Waller agrees that the majority of food producers would do their best to make sure their customers never got sick. However, he says, it's not just about the consumers who choose to take the risk and purchase uninspected foods, because many foodborne viruses are communicable and a family who gets sick could spread infections to others who did not eat the uninspected food.

That's precisely what makes the Utah Farm Bureau Federation nervous. Sterling Brown, the UFBF's vice president of public policy, says his organization opposes the bill because if Utahns become worried about the safety of local food, they might stop buying from all local producers, and not just those who are selling the uninspected food. "Consumer confidence is imperative to a sustainable, viable, growing agriculture in Utah," Brown says. "There has to be some level of inspections on our food, to ensure that when it reaches our kitchen counters, it's a safe product."

Brown says that he doesn't buy the idea that just because a customer is told that the raw chicken or milk they are buying wasn't inspected, that means the customer is well-informed. "Consumers are gullible; we just buy it and eat it.

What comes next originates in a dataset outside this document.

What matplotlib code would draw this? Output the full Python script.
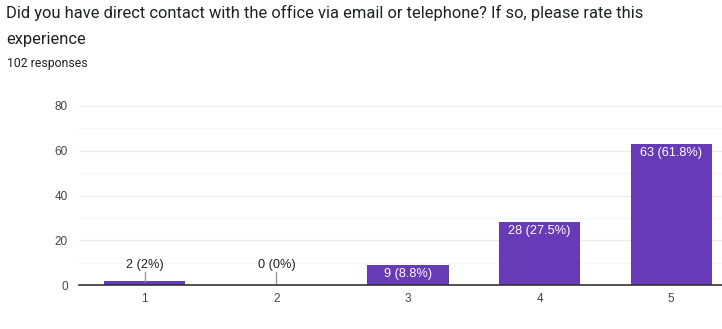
import matplotlib
matplotlib.use("Agg")
import matplotlib.pyplot as plt

# survey data
categories = ["1", "2", "3", "4", "5"]
counts = [2, 0, 9, 28, 63]
percents = ["2%", "0%", "8.8%", "27.5%", "61.8%"]
yticks = [0, 20, 40, 60, 80]

title = "Did you have direct contact with the office via email or telephone? If so, please rate this\nexperience"
subtitle = "102 responses"

bar_color = "#673ab7"

fig = plt.figure(figsize=(7.22, 3.29), dpi=100)
fig.text(6 / 722, 1 - 5 / 329, title, fontsize=11.9, family="Roboto", color="#202124",
         va="top", ha="left", linespacing=1.95)
fig.text(7 / 722, 1 - 63 / 329, subtitle, fontsize=8.8, family="Roboto", color="#202124",
         va="center", ha="left")

ax = fig.add_axes([79 / 722, 1 - 285 / 329, 658 / 722, 179 / 329])
x = list(range(len(categories)))
ax.bar(x, counts, width=0.616, color=bar_color, zorder=3)

ax.set_xlim(-0.5, len(categories) - 0.5)
ax.set_ylim(0, 80)
ax.set_yticks(yticks)
ax.set_yticks([10, 30, 50, 70], minor=True)
ax.set_xticks(x)
ax.set_xticklabels(categories)
ax.grid(axis="y", which="major", color="#ebebeb", lw=1, zorder=0)
ax.grid(axis="y", which="minor", color="#f5f5f5", lw=1, zorder=0)
ax.tick_params(axis="both", which="both", length=0, labelsize=8.5, labelcolor="#444444")
ax.tick_params(axis="x", pad=6)
ax.tick_params(axis="y", pad=8)
for lab in ax.get_xticklabels() + ax.get_yticklabels():
    lab.set_family("Liberation Sans")
for s in ["top", "right", "left"]:
    ax.spines[s].set_visible(False)
ax.spines["bottom"].set_color("#333333")
ax.spines["bottom"].set_linewidth(1.2)
ax.spines["bottom"].set_zorder(4)

for i, (c, p) in enumerate(zip(counts, percents)):
    label = f"{c} ({p})"
    if c >= 5:
        ax.text(i, c - 1.2, label, ha="center", va="top", color="white",
                fontsize=9.2, family="Liberation Sans", zorder=5)
    else:
        ax.plot([i, i], [c, 5.8], color="#999999", lw=1, zorder=4)
        ax.text(i, 6.3, label, ha="center", va="bottom", color="#222222",
                fontsize=9.2, family="Liberation Sans", zorder=5)

fig.savefig("out.png", dpi=100)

Just as I would think you would support some level of inspection on a house before you buy it to make sure it was built correctly, there needs to be some level of minimum inspection on our food."

Carl Ingwell, the head of Clean Air Now, disagrees and says he supports the bill because "this is the trend in food today— people want to have their food go through as few steps as possible between the producer and their table." While Ingwell acknowledges the difference between heavily processed foods and safety inspections, he likens Roberts' bill the national trend of moving away from processed foods produced by multinational food corporations. "Anything we can do to get people closer to the producers, the better," Ingwell says. "I think this could help push more people to buy locally."

Nick Como is director of communication & marketing for The Downtown Alliance, which runs the Downtown Farmers Market. He says the bill won't impact their market either way, because rules are already in place that forbid selling food products like poultry and dairy that haven't been through safety inspections. So even if HB144 were to become law, uninspected poultry and dairy wouldn't be turning up at the Downtown Farmers Market, which is the state's largest farmers market. However, the uninspected food could show up at other farmers markets, at roadside stands, and in direct sales from farms.

Several members of the committee speculated that Roberts not showing up for his bill was just "political gamesmanship" and pledged that they would not vote in favor of the bill this year but would demand that it be brought back next year if Roberts wants to move forward. The bill was held in committee without a vote.

Roberts did not respond to repeated requests for comment following the Feb. 5 hearing.